O WFIRST teve que esperar.

Para retomar o trabalho até 2025 – ou quando a missão americana puder finalmente decolar –, a agência espacial começou a participar de uma missão europeia de energia escura conhecida como Euclides, agora programada para ser lançada em 2021. Só que ela não é tão abrangente quanto o WFIRST seria: as supernovas não serão usadas, por exemplo.

A história passou por outra reviravolta dramática em junho de 2012, quando o Escritório Nacional de Reconhecimento, que opera satélites espiões, ofereceu à NASA um telescópio que estava sobrando – essencialmente, um parente próximo do Hubble, projetado para olhar para baixo, não para acima.

Ele tinha um amplo campo de visão, que poderia permitir a inspeção de grandes áreas em busca de supernovas.

Seu espelho primário – como o do Hubble, com mais de dois metros de diâmetro – é duas vezes maior que o que estava sendo previsto para o WFIRST, dando-lhe um poder de captação de luz quatro vezes maior e um profundo alcance no cosmos.

O presente pouparia a agência do custo de construir um novo telescópio, mas havia senões. Como vários astrônomos salientaram, o uso de um telescópio maior significaria uma câmera maior, mais cara e com uma óptica mais complicada, e que precisaria ser construída.

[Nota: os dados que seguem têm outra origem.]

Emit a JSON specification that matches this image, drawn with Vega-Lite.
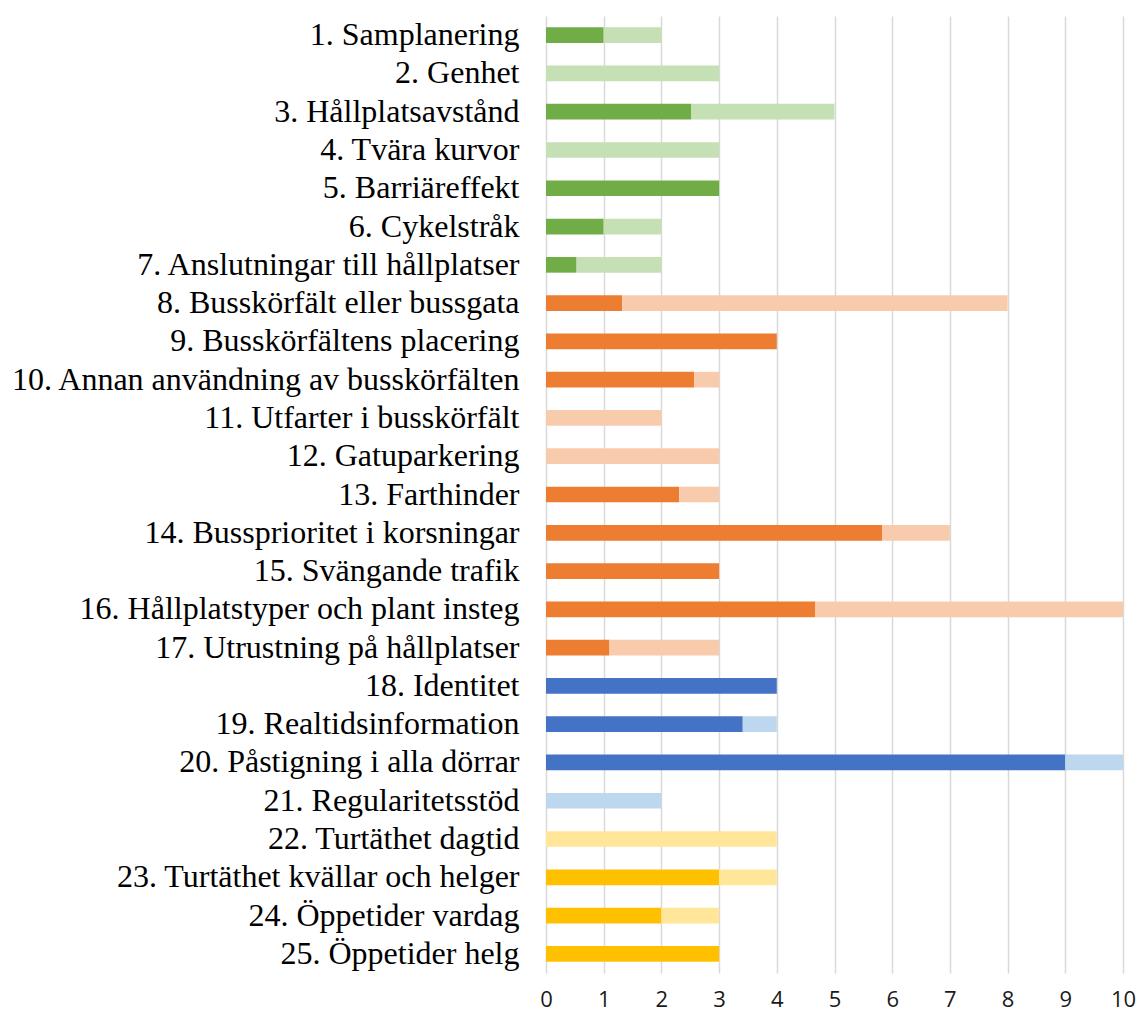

No entanto, a academia aceitou a ideia.

Recentemente, outro elemento controverso foi adicionado à missão: um coronagrafo, usado para bloquear a luz de uma estrela para que planetas mais fracos ao seu redor pudessem ser detectados.

Em meados do ano passado, um painel de revisão independente apontado pela NASA e liderado por Fiona Harrison, professora do Instituto de Tecnologia da Califórnia, aprovou os objetivos científicos básicos e a metodologia da missão, ao mesmo tempo em que pediu cautela na velocidade de desenvolvimento para não estourar o orçamento.

Agora é hora de o Congresso decidir.

Michael Turner, cosmologista da Universidade de Chicago, disse: "Ninguém quer ouvir que alguém importante recomendou o cancelamento de seu projeto favorito, mas acredito que, como no ano passado, o Congresso se responsabilize pelo orçamento. Espero e acredito que tenha o discernimento para tal".